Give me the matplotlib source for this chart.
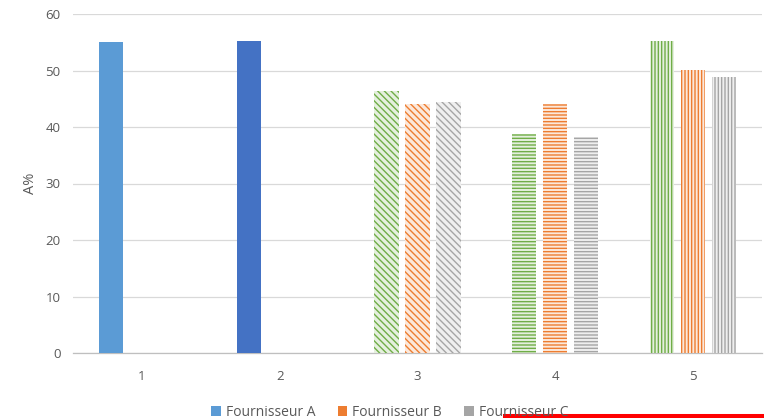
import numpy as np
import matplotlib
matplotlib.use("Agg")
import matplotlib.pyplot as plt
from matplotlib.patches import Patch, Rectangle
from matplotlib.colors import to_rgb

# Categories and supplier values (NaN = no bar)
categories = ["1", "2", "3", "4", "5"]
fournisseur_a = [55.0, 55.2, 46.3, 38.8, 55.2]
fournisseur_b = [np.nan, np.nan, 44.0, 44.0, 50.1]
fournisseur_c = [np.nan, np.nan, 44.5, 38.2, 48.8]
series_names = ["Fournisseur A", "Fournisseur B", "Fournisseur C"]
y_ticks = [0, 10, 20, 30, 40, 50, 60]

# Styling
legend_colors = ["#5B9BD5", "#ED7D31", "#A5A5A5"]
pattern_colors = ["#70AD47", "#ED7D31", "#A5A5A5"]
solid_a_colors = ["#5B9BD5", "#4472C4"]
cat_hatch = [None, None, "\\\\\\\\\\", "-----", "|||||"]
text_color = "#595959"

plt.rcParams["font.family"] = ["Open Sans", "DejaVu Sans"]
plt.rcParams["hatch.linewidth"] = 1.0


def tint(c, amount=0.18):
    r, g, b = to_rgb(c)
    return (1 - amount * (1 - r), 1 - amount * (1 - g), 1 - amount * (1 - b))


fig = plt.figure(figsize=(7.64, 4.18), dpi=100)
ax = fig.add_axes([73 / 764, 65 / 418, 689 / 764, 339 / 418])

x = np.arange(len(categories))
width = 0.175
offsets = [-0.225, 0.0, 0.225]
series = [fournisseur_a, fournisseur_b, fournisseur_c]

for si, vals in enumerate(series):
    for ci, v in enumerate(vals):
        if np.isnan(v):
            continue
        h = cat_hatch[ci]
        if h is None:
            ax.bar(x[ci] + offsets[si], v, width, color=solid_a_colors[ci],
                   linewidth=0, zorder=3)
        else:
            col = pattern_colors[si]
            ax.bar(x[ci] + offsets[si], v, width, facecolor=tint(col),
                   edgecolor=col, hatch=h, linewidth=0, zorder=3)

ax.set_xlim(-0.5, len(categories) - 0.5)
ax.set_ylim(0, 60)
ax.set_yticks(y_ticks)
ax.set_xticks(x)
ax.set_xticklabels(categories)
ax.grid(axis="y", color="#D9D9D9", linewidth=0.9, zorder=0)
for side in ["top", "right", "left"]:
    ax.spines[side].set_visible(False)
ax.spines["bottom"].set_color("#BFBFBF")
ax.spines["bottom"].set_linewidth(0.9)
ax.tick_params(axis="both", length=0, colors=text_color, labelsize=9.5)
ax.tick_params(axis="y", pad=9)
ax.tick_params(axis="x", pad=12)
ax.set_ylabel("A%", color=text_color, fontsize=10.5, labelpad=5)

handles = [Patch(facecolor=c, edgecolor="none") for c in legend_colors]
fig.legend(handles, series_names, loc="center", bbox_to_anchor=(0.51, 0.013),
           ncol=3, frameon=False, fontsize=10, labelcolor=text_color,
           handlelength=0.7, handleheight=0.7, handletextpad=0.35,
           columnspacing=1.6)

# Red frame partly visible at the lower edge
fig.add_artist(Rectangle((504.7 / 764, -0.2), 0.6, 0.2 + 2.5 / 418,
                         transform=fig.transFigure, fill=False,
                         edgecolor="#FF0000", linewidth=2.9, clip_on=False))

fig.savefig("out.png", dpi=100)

________________________________________

# [PROBLEM]
Only the lines from the start of the material through the line containing "return (1 - amount" should be transcribed. Pictures stay out.

# [CORRECT OUTPUT]
Give me the matplotlib source for this chart.
import numpy as np
import matplotlib
matplotlib.use("Agg")
import matplotlib.pyplot as plt
from matplotlib.patches import Patch, Rectangle
from matplotlib.colors import to_rgb

# Categories and supplier values (NaN = no bar)
categories = ["1", "2", "3", "4", "5"]
fournisseur_a = [55.0, 55.2, 46.3, 38.8, 55.2]
fournisseur_b = [np.nan, np.nan, 44.0, 44.0, 50.1]
fournisseur_c = [np.nan, np.nan, 44.5, 38.2, 48.8]
series_names = ["Fournisseur A", "Fournisseur B", "Fournisseur C"]
y_ticks = [0, 10, 20, 30, 40, 50, 60]

# Styling
legend_colors = ["#5B9BD5", "#ED7D31", "#A5A5A5"]
pattern_colors = ["#70AD47", "#ED7D31", "#A5A5A5"]
solid_a_colors = ["#5B9BD5", "#4472C4"]
cat_hatch = [None, None, "\\\\\\\\\\", "-----", "|||||"]
text_color = "#595959"

plt.rcParams["font.family"] = ["Open Sans", "DejaVu Sans"]
plt.rcParams["hatch.linewidth"] = 1.0


def tint(c, amount=0.18):
    r, g, b = to_rgb(c)
    return (1 - amount * (1 - r), 1 - amount * (1 - g), 1 - amount * (1 - b))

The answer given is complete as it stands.